FORTUNE — We’ve seen Mitt Romney say a bunch of dumb things in old videos over the past few weeks. But his desire to “harvest” investments while with Bain Capital is not one of them.

The comment in question was made by Romney in 1985 and included in a 25th anniversary video for Bain & Company, the management consulting firm that spawned Bain Capital. Mother Jones uncovered the footage, and yesterday posted it online. The Obama campaign quickly pounced, as did many left-leaning bloggers. Here is the relevant part of what Romney said:

“Bain Capital is an investment partnership which was formed to invest in startup companies and ongoing companies, then to take an active hand in managing them and hopefully, five to eight years later, to harvest them at a significant profit.”

Look, I get it. The term “harvest” may sound nefarious to Americans who don’t live within walking distance of a farm. Maybe it conjures up images from The Matrix, where people were grown to satisfy the energy needs of machines.

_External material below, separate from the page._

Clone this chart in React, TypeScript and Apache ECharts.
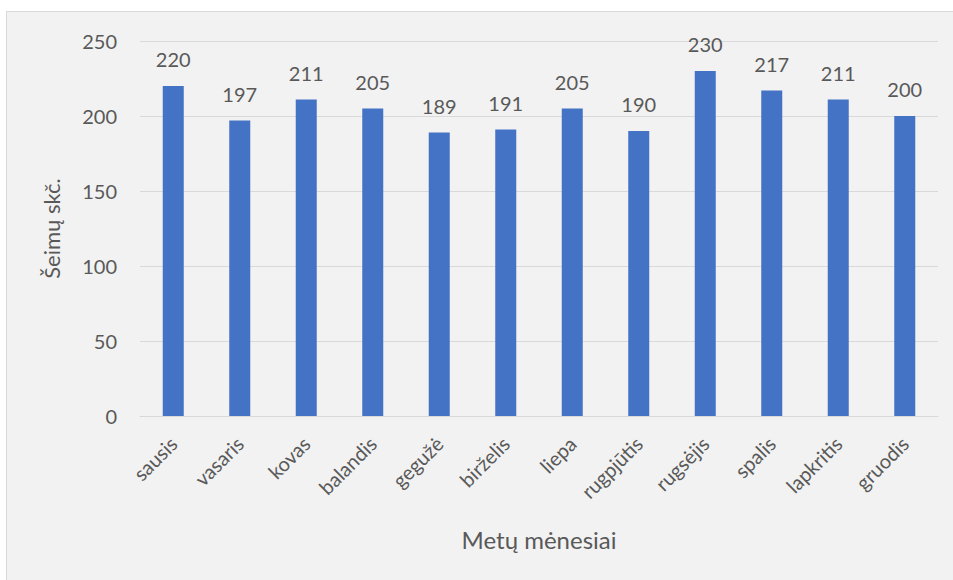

But “harvesting,” in the context of what Romney was discussing, usually indicates a positive outcome for all involved. Namely, that a company was worth more at the time Bain Capital sold it than at the time Bain Capital bought it.

Bain Capital was primarily a venture capital investor in 1985, backing young companies with what today today is actually known as “seed” funding. Just like with a crop, the idea was to grow the company until it matured to the point that it could be sold at a higher price (either to another company or to the public markets). Obviously it’s not a perfect metaphor since crops ultimately get chewed up while companies can continue to thrive after being sold, but you get the gist. The idea was to create, not destroy.

Same goes for when Bain Capital eventually turned more of its attention toward older, more established companies. Here too the idea was to take something weak and make it stronger. Convert something of low value (a seed) into something of high value (a crop).

Yes, it is true that Bain Capital would sometimes profit from investments in companies that went broke. And, yes, it’s also true that Bain Capital arguably was the primary culprit in some of those failures (by over-leveraging the companies with debt). But those aren’t the types of situations that Romney was referring to in 1985, any more than they are when private equity investors discuss “harvesting” today (which they do).

“Harvesting” is for the deals that are significant successes at the end. Not ones in which firms engineer relatively small profits along the way before a bankruptcy court steps in.

To be sure, private equity is primarily about profit — and Mitt Romney should have never pretended it was about job creation. But “harvesting” doesn’t tend to mean the former at the expense of the latter. And, in many cases, it can mean both.